Bandos de macacos escalam as árvores, os postes de luz e as fachadas dos prédios que têm grades nas janelas para evitar as visitas inesperadas dos animais. A estimativa é que haja mais de 6 mil macacos na cidade, embora as maiores colônias fiquem no templo de estilo khmer Prang Sam Yot e no altar Phra Karn dedicado ao deus Vishnu.
Em Prang Sam Yot, construído no século XIII, os macacos se banham em pequenos tanques, descansam em torno das três grandes torres do monumento ou sobem nos turistas em busca de comida ou qualquer objeto que lhes chame a atenção.
Enquanto os devotos acendem suas velas e deixam o incenso na frente da estátua dourada de Vishnu em Phra Karn, os macacos balançam nos galhos de uma grande figueira sagrada no recinto ou se refestelam com bananas, melões e todo tipo de frutas.

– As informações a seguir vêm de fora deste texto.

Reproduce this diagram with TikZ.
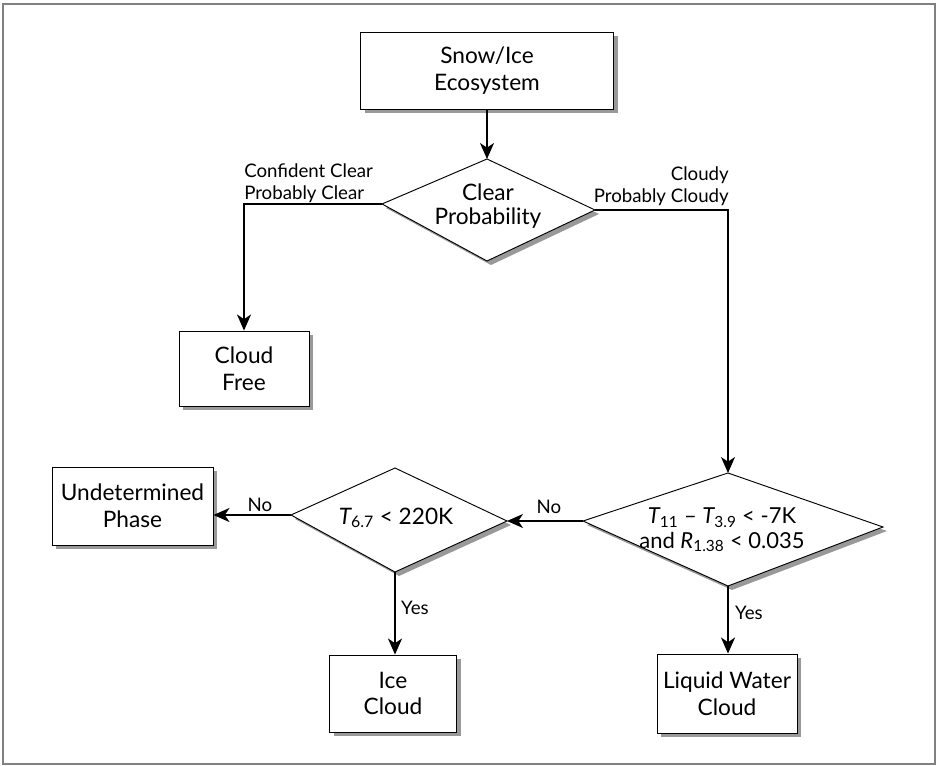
\documentclass[tikz,border=0pt]{standalone}
\usepackage{fontspec}
\setmainfont{Lato}
\usetikzlibrary{shadows,arrows.meta}
\begin{document}
\begin{tikzpicture}[x=0.75pt,y=-0.75pt,
  shad/.style={drop shadow={shadow xshift=3pt, shadow yshift=-3pt, fill=black!40, opacity=1}},
  box/.style={shad, draw=black, line width=0.7pt, fill=white, align=center, inner sep=0pt,
    font=\fontsize{17}{20}\selectfont},
  dia/.style={shad, draw=black, line width=0.7pt, fill=white},
  dtext/.style={align=center, inner sep=0pt, font=\fontsize{17}{17.5}\selectfont},
  lab/.style={inner sep=0pt, font=\fontsize{14}{16.5}\selectfont},
  conn/.style={line width=1.5pt, -{Stealth[length=12pt, width=10.5pt, inset=3.5pt]}},
  frame/.style={draw=black!50, line width=1.8pt}
]
\useasboundingbox (0,0) rectangle (938,766);
\draw[frame] (3,4) rectangle (935,764);

% boxes
\node[box, minimum width=253*0.75pt, minimum height=77*0.75pt] (snow) at (487,70.5) {Snow/Ice\\Ecosystem};
\node[box, minimum width=130*0.75pt, minimum height=75*0.75pt] (free) at (244,368.5) {Cloud\\Free};
\node[box, minimum width=161*0.75pt, minimum height=78*0.75pt] (und) at (132.5,506) {Undetermined\\Phase};
\node[box, minimum width=127*0.75pt, minimum height=77*0.75pt] (ice) at (393,693.5) {Ice\\Cloud};
\node[box, minimum width=140*0.75pt, minimum height=79*0.75pt] (liq) at (727,693.5) {Liquid Water\\Cloud};

% diamond 1: Clear Probability
\coordinate (cpT) at (487,159);
\coordinate (cpR) at (595,210);
\coordinate (cpB) at (487,261);
\coordinate (cpL) at (382,204);
\draw[dia] (cpT) -- (cpR) -- (cpB) -- (cpL) -- cycle;
\node[dtext] (cp) at (488,206) {Clear\\Probability};

% diamond 2: big test
\coordinate (bdT) at (728,473);
\coordinate (bdR) at (883,527);
\coordinate (bdB) at (728,586);
\coordinate (bdL) at (583,521);
\draw[dia] (bdT) -- (bdR) -- (bdB) -- (bdL) -- cycle;
\node[dtext, font=\fontsize{16.5}{18.5}\selectfont] (bd) at (722,530)
  {{\itshape T}\textsubscript{11} – {\itshape T}\textsubscript{3.9} < -7K\\and {\itshape R}\textsubscript{1.38} < 0.035};

% diamond 3: small test
\coordinate (sdT) at (395,468);
\coordinate (sdR) at (507,521);
\coordinate (sdB) at (395,572);
\coordinate (sdL) at (291,515);
\draw[dia] (sdT) -- (sdR) -- (sdB) -- (sdL) -- cycle;
\node[dtext] (sd) at (396,518) {{\itshape T}\textsubscript{6.7} < 220K};

% connectors
\draw[conn] (snow.south -| cpT) -- (cpT);
\draw[conn] (cpL) -- (cpL -| free.north) -- (free.north);
\draw[conn] (cpR) -- (cpR -| bdT) -- (bdT);
\draw[conn] (bdL) -- (sdR);
\draw[conn] (sdL) -- (sdL -| und.east);
\draw[conn] (sdB) -- (sdB |- ice.north);
\draw[conn] (bdB) -- (bdB |- liq.north);

% labels
\node[lab, anchor=south west, align=left] (lclear) at (244,203) {Confident Clear\\Probably Clear};
\node[lab, anchor=south east, align=right] (lcloudy) at (729,206) {Cloudy\\Probably Cloudy};
\node[lab] (lno1) at (549,507) {No};
\node[lab] (lno2) at (260,505) {No};
\node[lab] (lyes1) at (415,608) {Yes};
\node[lab] (lyes2) at (749,613) {Yes};
\end{tikzpicture}
\end{document}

Curiosamente, escalam do lado de fora do templo que acolhe a imagem, mas não tentam entrar.
Quase todas as lojas têm um bastão caso os macacos se descontrolem, mas geralmente a convivência é pacífica e até são alimentados pelos moradores. "Convivemos há muito tempo. Estou há 40 anos aqui e sempre houve macacos. No entanto, o seu número cresceu nos últimos anos. Antes, quando cheguei, havia menos", explicou Taveesak Srisangnan, um morador de 74 anos.
"Agora conheço todos os aspectos do seu comportamento. O mais importante é estar atentos às nossas propriedades", acrescentou Taveesak, que dirige uma pequena loja de alimentos em frente ao altar hindu.
As autoridades aproveitam a presença dos descendentes de Hanuman para atrair turistas e todos os anos realizam o Festival dos Macacos no final de novembro, um grande banquete no qual participam a maioria dos macacos. Este evento foi realizado pela primeira vez em 1989 e foi uma iniciativa do empresário local Yongyuth Kiwattananusont.